Perché siamo Scontenti, secondo Marcello Veneziani
Nel suo libro Scontenti. Perché non ci piace il mondo in cui viviamo (Marsilio Editori, 2022), Marcello Veneziani ripercorre il male oscuro del nostro presente, ovvero il taedium vitae che ci rende umani e che ci spinge al mutamento.
L’inevitabile eccedenza del possibile sul reale
Tema centrale dell’analisi non è la tristezza o la malinconia. La scontentezza è infatti la condizione prometeica di perenne insoddisfazione, connaturata all’uomo e aggravata dall’epoca storica (dopo-storica, per dirla meglio) in cui viviamo.
Ci troviamo infatti in un momento di generale perdita dell’idea di spazio, per via della globalizzazione; di tempo, per la progressiva assenza di tracce antropologiche, dovuta al passaggio alla sfera digitale, e di connessione con il passato, presente e futuro; di senso della vita e del proprio percorso, un sentimento rafforzato anche dagli scenari negativi che affliggono il mondo.
Le basi teoriche
Marcello Veneziani, nella sua opera, si confronta con una miriade di pensatori, lontani e vicini, classici e controversi.
Da Sant’Agostino, il quale afferma che inquietum est cor nostrum, arriva al filosofo figlio della paura (Hobbes), poi agli esperti dell’Assurdo (Camus e Sartre), al nichilista Cioran, fino ad autori contemporanei, come lo studioso della storia dei Sapiens (da cui l’opera omonima), Yuval Noah Harari.
Attento studioso di filosofia civile e cultura politica, l’autore, per addentrarsi nel tema della scontentezza, tocca vari temi e problemi.
Il punto di partenza è l’analisi del Potere contemporaneo, che ci vuole e ci ha costruiti insoddisfatti.

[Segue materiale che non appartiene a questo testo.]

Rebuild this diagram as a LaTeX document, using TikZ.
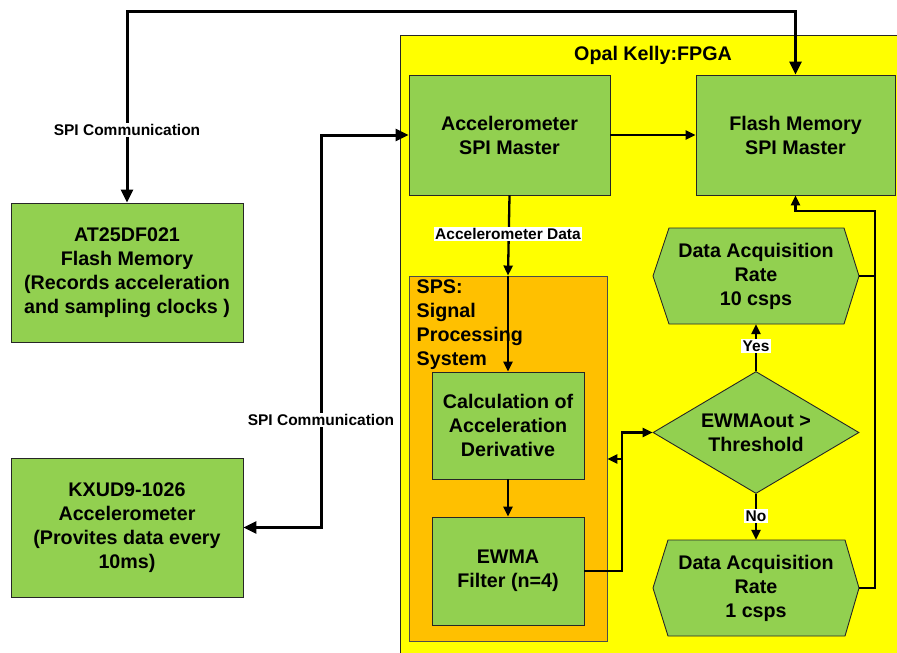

Ciò è stato possibile con l’elaborazione della macchina economica consumistica, che governa le nostre vite ed i nostri impulsi, spingendoci a fagocitare prodotti, servizi, promesse, mossi dal vuoto che abbiamo dentro.
La conseguenza è stata la nascita di una vera e propria società del malcontento, insoddisfatta e perciò rivoltosa. Questa non è rimasta solo all’esterno, ma ha generato un mal de vivre che ha trovato dimora dentro di noi, che si accende nei momenti in cui non ci preoccupiamo per la nostra sopravvivenza e nutrimento (in quei momenti siamo pari alle bestie e non pensiamo).
Lo scontento di oggi
Se la scontentezza è tipica della nostra specie, non si può dire che prima eravamo scontenti come oggi. Il punto di non ritorno è stata infatti la rivoluzione industriale, che ha plasmato il nuovo mondo del lavoro frenetico, ha inaugurato il cambiamento climatico, l’era digitale, del meta e transumano.
L’essere (sempre meno) umano ne è uscito disorientato, specie se si osserva l’Occidente. Uno dei momenti apicali, soprattutto in Italia, è stato il ‘68: un anno di rivolte, che però non ha cambiato la situazione a livello macro.
Da qui, Veneziani elenca tutti gli effetti collaterali della mancata vittoria globale dei sessantottini, aprendo la parte più divisiva dell’opera.
Punto primo, l’eco-ansia e la perenne preoccupazione per l’ambiente in cui viviamo. Punto secondo, la liberalizzazione dell’arte e la perdita del bello. Terzo, la progressiva secolarizzazione ed ateizzazione delle genti. Segue poi il tramonto dell’idea di patria e tradizione, legato alla perdita di differenze, che l’autore imputa anche al discorso gender.
Una fiamma da controllare
Quelli elencati da Veneziani sono tutti problemi o semplici cambiamenti, evoluzioni?
La pluralità di risposte che si possono dare, anche in vista di chi avrà modo di confrontarsi con questo volume, oltre ad allontanare-avvicinare i lettori all’opera e potenzialmente all’autore, riflette i dibattiti, le manifestazioni, i titoli di giornale, le linee di pensiero che inondano il nostro tempo.
Nella conclusione del libro, si cerca di rispondere alla domanda: come lenire la scontentezza di vivere?
Anzitutto, occorre sottolineare che la scontentezza non è qualcosa di totalmente negativo: ci appesantisce e ferisce, ma è anche il motore della conoscenza e del miglioramento di se stessi, gli altri e il mondo.
La chiave è trovare l’interruttore dello scontento e l’insegnamento finale è riassumibile nelle parole del Sommo Poeta: State contenti, umana gente, al “quia”. In altre parole, gioite di ciò che è dato ed immutabile.